HASS lobbies feel left-out

The Australian Academy of the Humanities is pleased indeed the Department of Education has decided to “expedite” a feasibility study of investment and infrastructure for HASS research. The government originally planned for the study to start next year but now it will be this. It is one of eight scoping studies for the Research Infrastructure Investment Plan, most of which are very sciencey.

It’s a small win, but a win nonetheless for the humanities, which with the social sciences, often laments being left out of the national research agenda.

In May last year the feds announced around $600m for nine major infrastructure spends over ten years which are STEM, strong – the only social science funding was around $25m for linking data sets for urban infrastructure and transport research (CMM May 16 2018).

This upset the humanities academy, “for a nation to be smart, we need to be smart about how we support our cultural institutions and our HASS researchers to be world leaders. Decisions like this hold back Australian research and impacts our international contribution and standing,” academy president Joy Damousi said (CMM May 17 ‘18).
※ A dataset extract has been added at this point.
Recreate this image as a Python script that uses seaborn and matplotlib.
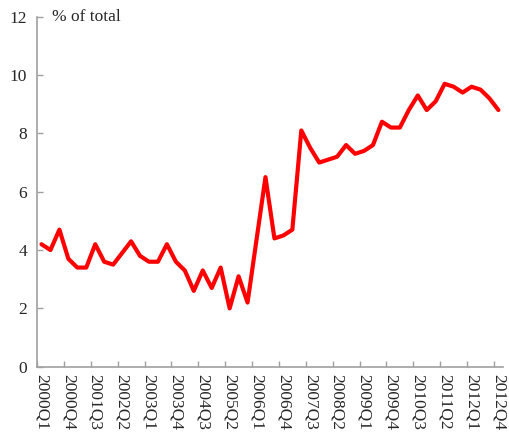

The social scientists aren’t happy either.  In May, the Academy of Social Sciences in Australia responded critically to a review that found the nine official national research priorities* are well-served by the allocation of public funding. It’s not the priorities themselves but the way STEM research is favoured that annoyed ASSA. “The objectives behind the priorities and challenges would often be as well or indeed better addressed by integrating social science research, (CMM May 29).

* food, soil and water, transport, cyber security, energy, resources, manufacturing, environmental change and health.